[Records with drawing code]

===

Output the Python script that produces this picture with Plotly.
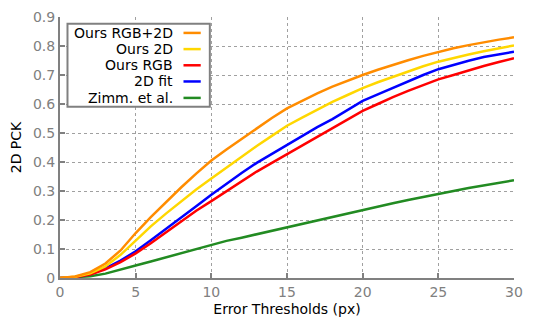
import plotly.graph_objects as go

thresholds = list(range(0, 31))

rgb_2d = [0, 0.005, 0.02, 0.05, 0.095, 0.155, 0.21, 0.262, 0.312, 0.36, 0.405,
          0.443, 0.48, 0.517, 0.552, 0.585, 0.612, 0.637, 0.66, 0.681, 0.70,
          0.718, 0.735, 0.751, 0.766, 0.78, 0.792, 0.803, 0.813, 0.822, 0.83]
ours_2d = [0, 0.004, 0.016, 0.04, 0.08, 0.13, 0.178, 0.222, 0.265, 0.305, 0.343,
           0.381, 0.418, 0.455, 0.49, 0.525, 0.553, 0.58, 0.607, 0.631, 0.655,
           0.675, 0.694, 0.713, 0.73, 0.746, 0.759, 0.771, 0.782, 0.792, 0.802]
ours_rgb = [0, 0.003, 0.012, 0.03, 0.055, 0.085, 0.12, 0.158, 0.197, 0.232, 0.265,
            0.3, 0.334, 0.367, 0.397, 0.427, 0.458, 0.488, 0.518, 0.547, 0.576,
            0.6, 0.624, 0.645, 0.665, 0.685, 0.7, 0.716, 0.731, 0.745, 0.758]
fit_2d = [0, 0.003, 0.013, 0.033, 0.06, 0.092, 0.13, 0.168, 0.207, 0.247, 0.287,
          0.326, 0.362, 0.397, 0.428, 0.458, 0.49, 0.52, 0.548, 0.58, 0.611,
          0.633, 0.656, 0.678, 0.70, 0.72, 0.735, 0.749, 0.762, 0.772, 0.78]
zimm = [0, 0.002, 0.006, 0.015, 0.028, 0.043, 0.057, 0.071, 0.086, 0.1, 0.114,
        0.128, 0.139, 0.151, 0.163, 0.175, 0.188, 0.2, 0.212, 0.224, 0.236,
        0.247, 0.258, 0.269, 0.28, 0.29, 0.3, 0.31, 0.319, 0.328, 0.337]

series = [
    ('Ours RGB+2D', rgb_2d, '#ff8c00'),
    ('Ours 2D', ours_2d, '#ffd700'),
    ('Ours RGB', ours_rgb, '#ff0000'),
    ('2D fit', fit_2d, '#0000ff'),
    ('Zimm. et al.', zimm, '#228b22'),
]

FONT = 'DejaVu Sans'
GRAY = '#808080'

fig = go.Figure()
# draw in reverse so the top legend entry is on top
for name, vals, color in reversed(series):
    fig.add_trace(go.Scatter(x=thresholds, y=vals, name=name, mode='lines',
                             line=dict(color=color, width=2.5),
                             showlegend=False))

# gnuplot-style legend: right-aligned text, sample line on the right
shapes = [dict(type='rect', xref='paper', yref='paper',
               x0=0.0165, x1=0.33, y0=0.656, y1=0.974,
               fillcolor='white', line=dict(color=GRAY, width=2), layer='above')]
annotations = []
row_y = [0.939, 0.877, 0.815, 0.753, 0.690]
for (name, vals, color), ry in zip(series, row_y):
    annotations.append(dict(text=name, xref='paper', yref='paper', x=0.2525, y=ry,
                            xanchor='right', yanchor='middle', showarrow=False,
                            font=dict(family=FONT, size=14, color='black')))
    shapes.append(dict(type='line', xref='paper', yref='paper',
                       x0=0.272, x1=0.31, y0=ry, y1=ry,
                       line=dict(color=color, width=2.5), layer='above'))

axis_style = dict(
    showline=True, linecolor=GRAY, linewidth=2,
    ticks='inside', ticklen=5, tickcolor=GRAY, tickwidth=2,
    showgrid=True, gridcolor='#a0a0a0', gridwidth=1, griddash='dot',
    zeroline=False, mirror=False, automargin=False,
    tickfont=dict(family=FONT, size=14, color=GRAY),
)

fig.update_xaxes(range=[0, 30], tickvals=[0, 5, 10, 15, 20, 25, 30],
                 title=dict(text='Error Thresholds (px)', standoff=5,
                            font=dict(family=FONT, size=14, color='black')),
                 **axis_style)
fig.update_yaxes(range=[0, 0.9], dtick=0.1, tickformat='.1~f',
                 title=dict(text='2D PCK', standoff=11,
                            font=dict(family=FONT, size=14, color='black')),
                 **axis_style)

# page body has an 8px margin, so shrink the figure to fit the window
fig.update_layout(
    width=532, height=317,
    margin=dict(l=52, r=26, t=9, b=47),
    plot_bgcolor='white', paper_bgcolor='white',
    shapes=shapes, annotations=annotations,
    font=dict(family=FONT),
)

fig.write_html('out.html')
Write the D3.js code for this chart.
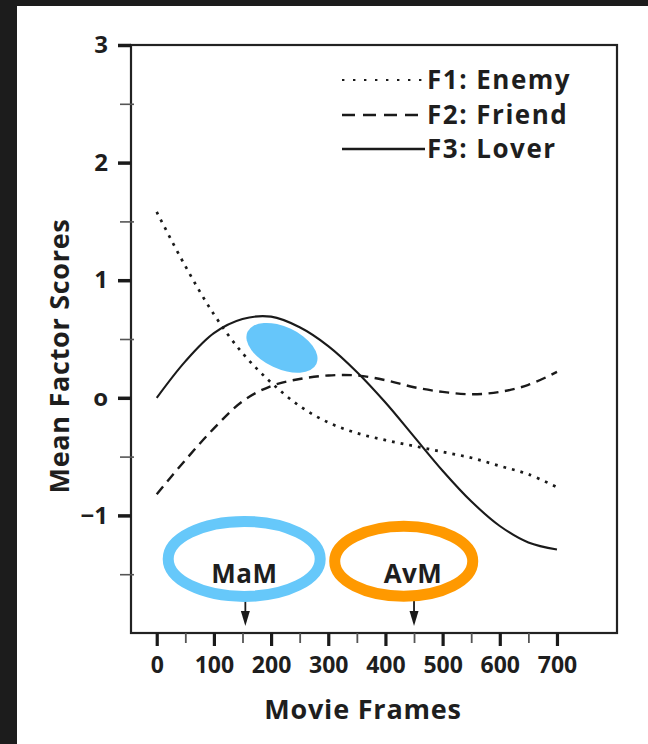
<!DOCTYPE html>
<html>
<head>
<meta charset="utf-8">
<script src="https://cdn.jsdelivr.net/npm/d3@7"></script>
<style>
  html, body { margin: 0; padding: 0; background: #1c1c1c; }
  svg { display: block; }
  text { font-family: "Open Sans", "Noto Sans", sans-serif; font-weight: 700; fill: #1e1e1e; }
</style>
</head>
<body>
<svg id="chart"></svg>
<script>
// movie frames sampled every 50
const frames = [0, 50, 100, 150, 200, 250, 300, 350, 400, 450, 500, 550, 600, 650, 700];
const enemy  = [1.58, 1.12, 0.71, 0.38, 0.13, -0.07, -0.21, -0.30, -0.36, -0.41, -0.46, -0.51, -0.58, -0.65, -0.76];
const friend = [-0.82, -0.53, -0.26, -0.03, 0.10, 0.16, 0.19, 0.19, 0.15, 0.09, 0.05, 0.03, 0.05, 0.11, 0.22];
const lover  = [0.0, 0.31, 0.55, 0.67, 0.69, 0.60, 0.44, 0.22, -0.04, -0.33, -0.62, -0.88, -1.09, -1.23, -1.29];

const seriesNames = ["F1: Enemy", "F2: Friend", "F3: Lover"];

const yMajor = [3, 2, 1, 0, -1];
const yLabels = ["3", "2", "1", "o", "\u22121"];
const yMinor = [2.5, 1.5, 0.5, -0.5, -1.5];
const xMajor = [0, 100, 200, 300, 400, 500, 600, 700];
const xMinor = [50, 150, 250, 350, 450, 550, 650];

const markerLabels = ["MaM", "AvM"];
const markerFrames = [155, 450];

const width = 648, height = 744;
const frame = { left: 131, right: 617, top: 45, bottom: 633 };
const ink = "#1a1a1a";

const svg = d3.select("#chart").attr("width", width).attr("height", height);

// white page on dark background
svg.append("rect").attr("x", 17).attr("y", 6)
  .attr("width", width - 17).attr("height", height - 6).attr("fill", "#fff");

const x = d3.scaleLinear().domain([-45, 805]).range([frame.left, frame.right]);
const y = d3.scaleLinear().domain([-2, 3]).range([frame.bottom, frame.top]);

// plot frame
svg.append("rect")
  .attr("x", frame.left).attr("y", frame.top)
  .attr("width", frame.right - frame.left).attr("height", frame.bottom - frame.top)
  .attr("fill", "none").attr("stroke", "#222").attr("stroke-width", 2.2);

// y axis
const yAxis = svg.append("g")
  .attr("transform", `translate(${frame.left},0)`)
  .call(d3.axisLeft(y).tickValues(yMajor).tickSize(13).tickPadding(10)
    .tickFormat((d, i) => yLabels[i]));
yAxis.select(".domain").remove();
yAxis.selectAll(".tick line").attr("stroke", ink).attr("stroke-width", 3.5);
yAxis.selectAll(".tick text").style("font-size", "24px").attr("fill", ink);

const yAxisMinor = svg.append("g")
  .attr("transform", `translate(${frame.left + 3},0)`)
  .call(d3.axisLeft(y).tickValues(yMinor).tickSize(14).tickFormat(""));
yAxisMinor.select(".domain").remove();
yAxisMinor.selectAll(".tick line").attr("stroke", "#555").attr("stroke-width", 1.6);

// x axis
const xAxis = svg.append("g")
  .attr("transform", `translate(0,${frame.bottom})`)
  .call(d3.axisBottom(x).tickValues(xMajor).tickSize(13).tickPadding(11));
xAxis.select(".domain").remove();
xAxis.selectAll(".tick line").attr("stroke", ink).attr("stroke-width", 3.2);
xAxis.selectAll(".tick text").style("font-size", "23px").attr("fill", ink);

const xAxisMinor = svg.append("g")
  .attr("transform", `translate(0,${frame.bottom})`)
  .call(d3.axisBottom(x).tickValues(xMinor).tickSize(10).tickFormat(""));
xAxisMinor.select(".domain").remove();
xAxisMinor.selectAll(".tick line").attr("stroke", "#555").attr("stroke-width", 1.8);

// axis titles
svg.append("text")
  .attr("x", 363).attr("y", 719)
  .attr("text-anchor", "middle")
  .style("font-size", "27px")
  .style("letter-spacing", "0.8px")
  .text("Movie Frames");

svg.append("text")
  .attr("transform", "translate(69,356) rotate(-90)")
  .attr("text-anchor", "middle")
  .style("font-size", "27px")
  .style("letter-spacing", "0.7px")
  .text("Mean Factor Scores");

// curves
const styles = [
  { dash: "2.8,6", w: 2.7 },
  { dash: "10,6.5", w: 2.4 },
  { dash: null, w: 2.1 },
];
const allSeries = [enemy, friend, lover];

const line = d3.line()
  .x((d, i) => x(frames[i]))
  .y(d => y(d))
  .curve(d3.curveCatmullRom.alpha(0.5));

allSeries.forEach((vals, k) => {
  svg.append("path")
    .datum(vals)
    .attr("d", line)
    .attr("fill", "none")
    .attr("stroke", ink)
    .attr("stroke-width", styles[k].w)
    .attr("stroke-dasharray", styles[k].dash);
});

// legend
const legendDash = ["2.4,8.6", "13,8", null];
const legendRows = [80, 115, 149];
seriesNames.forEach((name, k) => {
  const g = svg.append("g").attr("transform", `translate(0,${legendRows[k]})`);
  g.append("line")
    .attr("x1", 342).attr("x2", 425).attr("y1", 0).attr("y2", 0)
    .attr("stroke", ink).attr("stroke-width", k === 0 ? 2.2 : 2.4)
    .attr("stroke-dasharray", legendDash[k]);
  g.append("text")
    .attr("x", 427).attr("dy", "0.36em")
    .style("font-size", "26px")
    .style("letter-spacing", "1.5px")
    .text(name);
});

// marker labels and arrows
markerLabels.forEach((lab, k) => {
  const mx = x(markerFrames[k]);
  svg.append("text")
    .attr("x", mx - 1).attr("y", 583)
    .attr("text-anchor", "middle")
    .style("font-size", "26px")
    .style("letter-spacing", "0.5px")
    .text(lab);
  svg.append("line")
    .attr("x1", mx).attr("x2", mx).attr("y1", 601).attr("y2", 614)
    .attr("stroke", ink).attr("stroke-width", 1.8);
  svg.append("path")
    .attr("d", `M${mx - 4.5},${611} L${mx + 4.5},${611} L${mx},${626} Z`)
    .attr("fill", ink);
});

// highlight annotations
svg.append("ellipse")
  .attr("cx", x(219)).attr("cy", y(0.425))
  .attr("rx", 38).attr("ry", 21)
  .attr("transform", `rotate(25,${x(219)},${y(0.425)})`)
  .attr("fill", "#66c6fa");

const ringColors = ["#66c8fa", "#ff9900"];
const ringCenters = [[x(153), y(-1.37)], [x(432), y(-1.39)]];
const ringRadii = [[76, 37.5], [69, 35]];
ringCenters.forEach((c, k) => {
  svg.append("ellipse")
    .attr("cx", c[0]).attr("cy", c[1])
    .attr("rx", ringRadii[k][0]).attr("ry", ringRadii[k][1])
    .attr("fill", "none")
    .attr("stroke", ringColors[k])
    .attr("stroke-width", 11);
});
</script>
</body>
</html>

===

Filter the records above for lines containing the word "script", and copy those lines.

(The result):
Output the Python script that produces this picture with Plotly.
<script src="https://cdn.jsdelivr.net/npm/d3@7"></script>
<script>
</script>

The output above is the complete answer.